* **DATA LINES**:
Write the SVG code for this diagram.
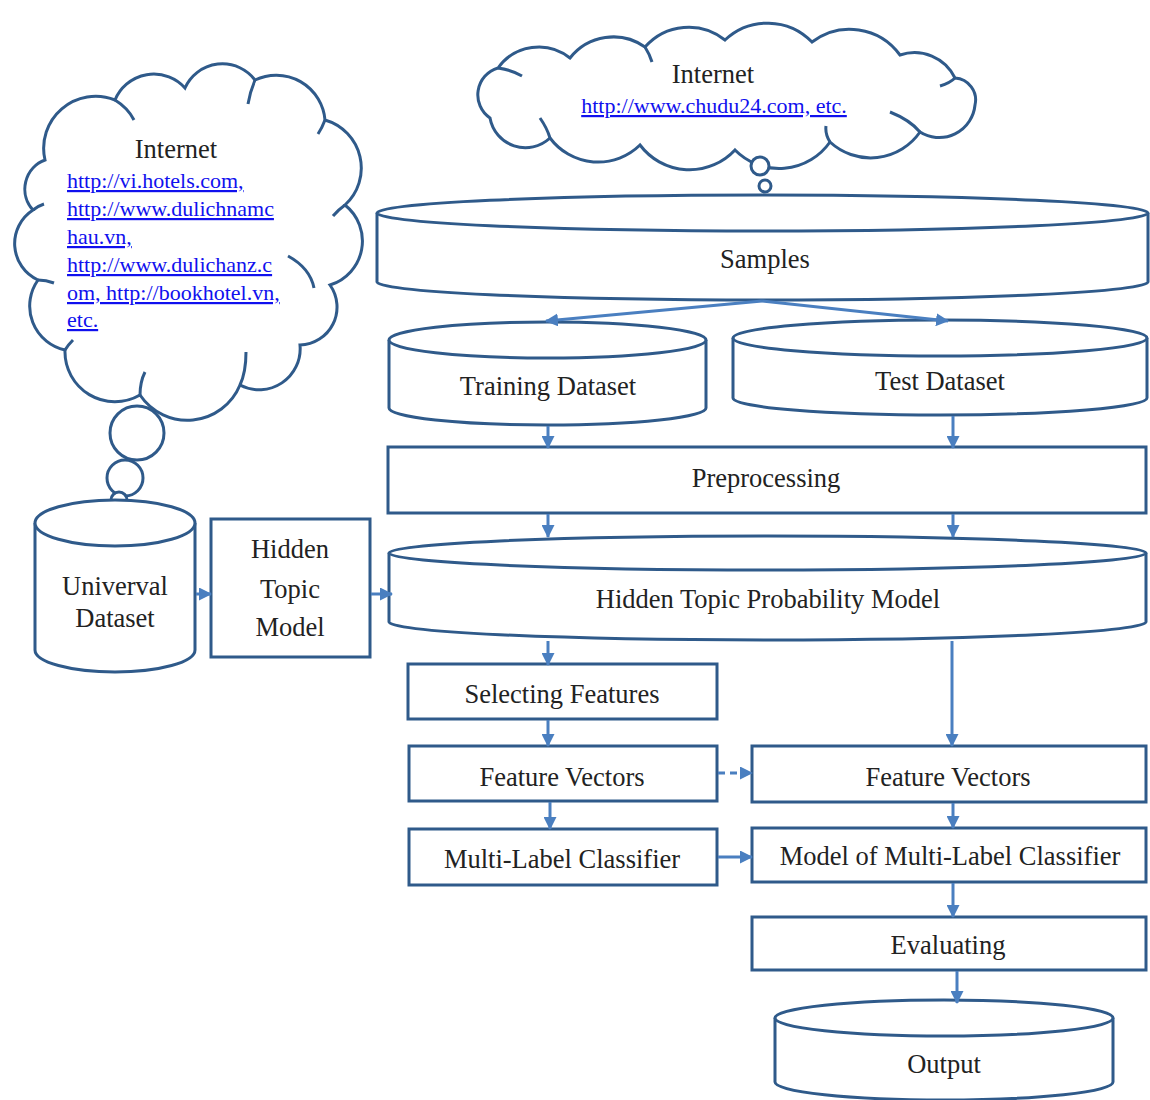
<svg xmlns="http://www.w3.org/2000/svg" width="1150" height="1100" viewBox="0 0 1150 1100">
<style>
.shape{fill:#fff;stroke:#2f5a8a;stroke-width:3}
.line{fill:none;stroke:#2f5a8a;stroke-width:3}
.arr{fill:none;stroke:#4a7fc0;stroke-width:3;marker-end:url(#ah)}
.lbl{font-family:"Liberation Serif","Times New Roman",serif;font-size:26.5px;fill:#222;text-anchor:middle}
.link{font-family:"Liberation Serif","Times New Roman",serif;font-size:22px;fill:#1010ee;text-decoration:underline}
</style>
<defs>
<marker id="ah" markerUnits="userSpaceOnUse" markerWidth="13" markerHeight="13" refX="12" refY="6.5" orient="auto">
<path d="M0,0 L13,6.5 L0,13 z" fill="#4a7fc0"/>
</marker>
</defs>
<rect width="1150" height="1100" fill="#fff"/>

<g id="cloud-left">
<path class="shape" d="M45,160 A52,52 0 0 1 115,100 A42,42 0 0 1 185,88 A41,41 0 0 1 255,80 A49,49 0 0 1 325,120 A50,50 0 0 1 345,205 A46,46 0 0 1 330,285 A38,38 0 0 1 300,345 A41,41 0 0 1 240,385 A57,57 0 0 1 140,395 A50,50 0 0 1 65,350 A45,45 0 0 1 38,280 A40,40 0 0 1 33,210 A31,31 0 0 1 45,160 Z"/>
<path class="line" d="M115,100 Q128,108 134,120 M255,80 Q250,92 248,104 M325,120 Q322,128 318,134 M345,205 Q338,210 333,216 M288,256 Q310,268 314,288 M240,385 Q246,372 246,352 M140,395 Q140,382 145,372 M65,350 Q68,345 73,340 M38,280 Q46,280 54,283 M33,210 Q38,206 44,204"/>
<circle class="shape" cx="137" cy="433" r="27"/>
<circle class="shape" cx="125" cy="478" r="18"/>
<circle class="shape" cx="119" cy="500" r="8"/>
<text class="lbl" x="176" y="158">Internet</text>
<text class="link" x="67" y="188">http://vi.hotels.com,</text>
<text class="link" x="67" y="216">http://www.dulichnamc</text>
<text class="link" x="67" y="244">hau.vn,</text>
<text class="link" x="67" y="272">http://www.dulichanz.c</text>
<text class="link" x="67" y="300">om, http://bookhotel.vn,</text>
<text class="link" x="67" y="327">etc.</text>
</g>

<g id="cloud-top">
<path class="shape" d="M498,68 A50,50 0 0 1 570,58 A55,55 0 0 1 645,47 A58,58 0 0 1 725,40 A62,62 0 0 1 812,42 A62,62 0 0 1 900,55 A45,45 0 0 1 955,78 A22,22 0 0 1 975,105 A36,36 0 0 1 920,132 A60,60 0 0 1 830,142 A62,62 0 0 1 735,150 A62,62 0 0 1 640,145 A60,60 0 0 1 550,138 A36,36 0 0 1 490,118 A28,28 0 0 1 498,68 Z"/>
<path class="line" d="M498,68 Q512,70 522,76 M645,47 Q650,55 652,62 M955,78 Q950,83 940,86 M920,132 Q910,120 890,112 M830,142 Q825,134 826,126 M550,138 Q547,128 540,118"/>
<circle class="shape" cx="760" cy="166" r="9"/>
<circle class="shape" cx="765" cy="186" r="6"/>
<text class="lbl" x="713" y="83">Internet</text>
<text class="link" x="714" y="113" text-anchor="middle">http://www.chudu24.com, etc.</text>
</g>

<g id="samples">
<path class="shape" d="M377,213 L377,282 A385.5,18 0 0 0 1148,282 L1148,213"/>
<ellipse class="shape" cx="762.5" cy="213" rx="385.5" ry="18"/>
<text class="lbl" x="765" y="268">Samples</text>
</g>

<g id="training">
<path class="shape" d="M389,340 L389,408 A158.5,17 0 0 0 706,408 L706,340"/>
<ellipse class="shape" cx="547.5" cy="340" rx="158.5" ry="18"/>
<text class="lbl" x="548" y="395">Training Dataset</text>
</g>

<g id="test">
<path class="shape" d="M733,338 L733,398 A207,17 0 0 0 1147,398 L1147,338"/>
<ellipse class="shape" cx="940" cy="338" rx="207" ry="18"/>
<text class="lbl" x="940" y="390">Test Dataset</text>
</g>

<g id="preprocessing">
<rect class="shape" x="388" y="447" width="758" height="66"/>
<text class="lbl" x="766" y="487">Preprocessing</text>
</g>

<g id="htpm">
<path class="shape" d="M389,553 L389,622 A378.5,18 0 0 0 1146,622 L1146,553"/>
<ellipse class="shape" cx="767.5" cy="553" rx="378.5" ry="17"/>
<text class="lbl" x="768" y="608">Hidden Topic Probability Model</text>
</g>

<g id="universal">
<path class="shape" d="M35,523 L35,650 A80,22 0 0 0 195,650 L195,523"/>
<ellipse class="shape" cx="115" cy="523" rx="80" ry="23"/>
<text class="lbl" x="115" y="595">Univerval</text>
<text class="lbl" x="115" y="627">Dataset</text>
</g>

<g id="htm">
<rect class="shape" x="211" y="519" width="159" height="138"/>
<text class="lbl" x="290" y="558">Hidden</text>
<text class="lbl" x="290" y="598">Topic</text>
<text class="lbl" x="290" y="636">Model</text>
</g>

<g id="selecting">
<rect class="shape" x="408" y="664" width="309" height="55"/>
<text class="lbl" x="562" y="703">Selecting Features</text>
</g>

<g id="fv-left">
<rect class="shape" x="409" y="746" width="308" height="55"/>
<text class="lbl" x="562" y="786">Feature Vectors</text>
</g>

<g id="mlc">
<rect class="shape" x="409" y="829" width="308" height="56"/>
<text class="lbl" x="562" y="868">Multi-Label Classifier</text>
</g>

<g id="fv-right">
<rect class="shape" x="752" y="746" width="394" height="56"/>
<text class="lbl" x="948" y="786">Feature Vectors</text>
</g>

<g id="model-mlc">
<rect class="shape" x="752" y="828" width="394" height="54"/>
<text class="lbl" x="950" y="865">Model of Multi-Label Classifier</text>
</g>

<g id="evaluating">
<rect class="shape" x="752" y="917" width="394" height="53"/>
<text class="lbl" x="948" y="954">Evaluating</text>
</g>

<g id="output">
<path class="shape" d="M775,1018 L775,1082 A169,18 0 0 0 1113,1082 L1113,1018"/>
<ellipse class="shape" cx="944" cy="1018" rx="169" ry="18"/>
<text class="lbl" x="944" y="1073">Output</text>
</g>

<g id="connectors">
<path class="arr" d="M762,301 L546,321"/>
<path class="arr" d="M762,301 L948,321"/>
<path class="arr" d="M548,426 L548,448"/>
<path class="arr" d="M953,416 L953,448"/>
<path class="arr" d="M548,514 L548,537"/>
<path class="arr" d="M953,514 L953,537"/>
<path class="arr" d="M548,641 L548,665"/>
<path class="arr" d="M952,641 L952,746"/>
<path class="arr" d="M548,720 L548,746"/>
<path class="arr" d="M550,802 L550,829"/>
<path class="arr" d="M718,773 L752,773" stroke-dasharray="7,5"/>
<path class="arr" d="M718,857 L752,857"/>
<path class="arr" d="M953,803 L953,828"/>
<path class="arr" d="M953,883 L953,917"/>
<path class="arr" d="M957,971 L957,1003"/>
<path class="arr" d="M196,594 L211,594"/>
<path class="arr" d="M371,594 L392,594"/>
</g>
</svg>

* **INSTRUCTIONS TO FOLLOW**: Return all of the data exactly as written, and drop the pictures.

* **EXPECTED OUTPUT**:
Write the SVG code for this diagram.
<svg xmlns="http://www.w3.org/2000/svg" width="1150" height="1100" viewBox="0 0 1150 1100">
<style>
.shape{fill:#fff;stroke:#2f5a8a;stroke-width:3}
.line{fill:none;stroke:#2f5a8a;stroke-width:3}
.arr{fill:none;stroke:#4a7fc0;stroke-width:3;marker-end:url(#ah)}
.lbl{font-family:"Liberation Serif","Times New Roman",serif;font-size:26.5px;fill:#222;text-anchor:middle}
.link{font-family:"Liberation Serif","Times New Roman",serif;font-size:22px;fill:#1010ee;text-decoration:underline}
</style>
<defs>
<marker id="ah" markerUnits="userSpaceOnUse" markerWidth="13" markerHeight="13" refX="12" refY="6.5" orient="auto">
<path d="M0,0 L13,6.5 L0,13 z" fill="#4a7fc0"/>
</marker>
</defs>
<rect width="1150" height="1100" fill="#fff"/>

<g id="cloud-left">
<path class="shape" d="M45,160 A52,52 0 0 1 115,100 A42,42 0 0 1 185,88 A41,41 0 0 1 255,80 A49,49 0 0 1 325,120 A50,50 0 0 1 345,205 A46,46 0 0 1 330,285 A38,38 0 0 1 300,345 A41,41 0 0 1 240,385 A57,57 0 0 1 140,395 A50,50 0 0 1 65,350 A45,45 0 0 1 38,280 A40,40 0 0 1 33,210 A31,31 0 0 1 45,160 Z"/>
<path class="line" d="M115,100 Q128,108 134,120 M255,80 Q250,92 248,104 M325,120 Q322,128 318,134 M345,205 Q338,210 333,216 M288,256 Q310,268 314,288 M240,385 Q246,372 246,352 M140,395 Q140,382 145,372 M65,350 Q68,345 73,340 M38,280 Q46,280 54,283 M33,210 Q38,206 44,204"/>
<circle class="shape" cx="137" cy="433" r="27"/>
<circle class="shape" cx="125" cy="478" r="18"/>
<circle class="shape" cx="119" cy="500" r="8"/>
<text class="lbl" x="176" y="158">Internet</text>
<text class="link" x="67" y="188">http://vi.hotels.com,</text>
<text class="link" x="67" y="216">http://www.dulichnamc</text>
<text class="link" x="67" y="244">hau.vn,</text>
<text class="link" x="67" y="272">http://www.dulichanz.c</text>
<text class="link" x="67" y="300">om, http://bookhotel.vn,</text>
<text class="link" x="67" y="327">etc.</text>
</g>

<g id="cloud-top">
<path class="shape" d="M498,68 A50,50 0 0 1 570,58 A55,55 0 0 1 645,47 A58,58 0 0 1 725,40 A62,62 0 0 1 812,42 A62,62 0 0 1 900,55 A45,45 0 0 1 955,78 A22,22 0 0 1 975,105 A36,36 0 0 1 920,132 A60,60 0 0 1 830,142 A62,62 0 0 1 735,150 A62,62 0 0 1 640,145 A60,60 0 0 1 550,138 A36,36 0 0 1 490,118 A28,28 0 0 1 498,68 Z"/>
<path class="line" d="M498,68 Q512,70 522,76 M645,47 Q650,55 652,62 M955,78 Q950,83 940,86 M920,132 Q910,120 890,112 M830,142 Q825,134 826,126 M550,138 Q547,128 540,118"/>
<circle class="shape" cx="760" cy="166" r="9"/>
<circle class="shape" cx="765" cy="186" r="6"/>
<text class="lbl" x="713" y="83">Internet</text>
<text class="link" x="714" y="113" text-anchor="middle">http://www.chudu24.com, etc.</text>
</g>

<g id="samples">
<path class="shape" d="M377,213 L377,282 A385.5,18 0 0 0 1148,282 L1148,213"/>
<ellipse class="shape" cx="762.5" cy="213" rx="385.5" ry="18"/>
<text class="lbl" x="765" y="268">Samples</text>
</g>

<g id="training">
<path class="shape" d="M389,340 L389,408 A158.5,17 0 0 0 706,408 L706,340"/>
<ellipse class="shape" cx="547.5" cy="340" rx="158.5" ry="18"/>
<text class="lbl" x="548" y="395">Training Dataset</text>
</g>

<g id="test">
<path class="shape" d="M733,338 L733,398 A207,17 0 0 0 1147,398 L1147,338"/>
<ellipse class="shape" cx="940" cy="338" rx="207" ry="18"/>
<text class="lbl" x="940" y="390">Test Dataset</text>
</g>

<g id="preprocessing">
<rect class="shape" x="388" y="447" width="758" height="66"/>
<text class="lbl" x="766" y="487">Preprocessing</text>
</g>

<g id="htpm">
<path class="shape" d="M389,553 L389,622 A378.5,18 0 0 0 1146,622 L1146,553"/>
<ellipse class="shape" cx="767.5" cy="553" rx="378.5" ry="17"/>
<text class="lbl" x="768" y="608">Hidden Topic Probability Model</text>
</g>

<g id="universal">
<path class="shape" d="M35,523 L35,650 A80,22 0 0 0 195,650 L195,523"/>
<ellipse class="shape" cx="115" cy="523" rx="80" ry="23"/>
<text class="lbl" x="115" y="595">Univerval</text>
<text class="lbl" x="115" y="627">Dataset</text>
</g>

<g id="htm">
<rect class="shape" x="211" y="519" width="159" height="138"/>
<text class="lbl" x="290" y="558">Hidden</text>
<text class="lbl" x="290" y="598">Topic</text>
<text class="lbl" x="290" y="636">Model</text>
</g>

<g id="selecting">
<rect class="shape" x="408" y="664" width="309" height="55"/>
<text class="lbl" x="562" y="703">Selecting Features</text>
</g>

<g id="fv-left">
<rect class="shape" x="409" y="746" width="308" height="55"/>
<text class="lbl" x="562" y="786">Feature Vectors</text>
</g>

<g id="mlc">
<rect class="shape" x="409" y="829" width="308" height="56"/>
<text class="lbl" x="562" y="868">Multi-Label Classifier</text>
</g>

<g id="fv-right">
<rect class="shape" x="752" y="746" width="394" height="56"/>
<text class="lbl" x="948" y="786">Feature Vectors</text>
</g>

<g id="model-mlc">
<rect class="shape" x="752" y="828" width="394" height="54"/>
<text class="lbl" x="950" y="865">Model of Multi-Label Classifier</text>
</g>

<g id="evaluating">
<rect class="shape" x="752" y="917" width="394" height="53"/>
<text class="lbl" x="948" y="954">Evaluating</text>
</g>

<g id="output">
<path class="shape" d="M775,1018 L775,1082 A169,18 0 0 0 1113,1082 L1113,1018"/>
<ellipse class="shape" cx="944" cy="1018" rx="169" ry="18"/>
<text class="lbl" x="944" y="1073">Output</text>
</g>

<g id="connectors">
<path class="arr" d="M762,301 L546,321"/>
<path class="arr" d="M762,301 L948,321"/>
<path class="arr" d="M548,426 L548,448"/>
<path class="arr" d="M953,416 L953,448"/>
<path class="arr" d="M548,514 L548,537"/>
<path class="arr" d="M953,514 L953,537"/>
<path class="arr" d="M548,641 L548,665"/>
<path class="arr" d="M952,641 L952,746"/>
<path class="arr" d="M548,720 L548,746"/>
<path class="arr" d="M550,802 L550,829"/>
<path class="arr" d="M718,773 L752,773" stroke-dasharray="7,5"/>
<path class="arr" d="M718,857 L752,857"/>
<path class="arr" d="M953,803 L953,828"/>
<path class="arr" d="M953,883 L953,917"/>
<path class="arr" d="M957,971 L957,1003"/>
<path class="arr" d="M196,594 L211,594"/>
<path class="arr" d="M371,594 L392,594"/>
</g>
</svg>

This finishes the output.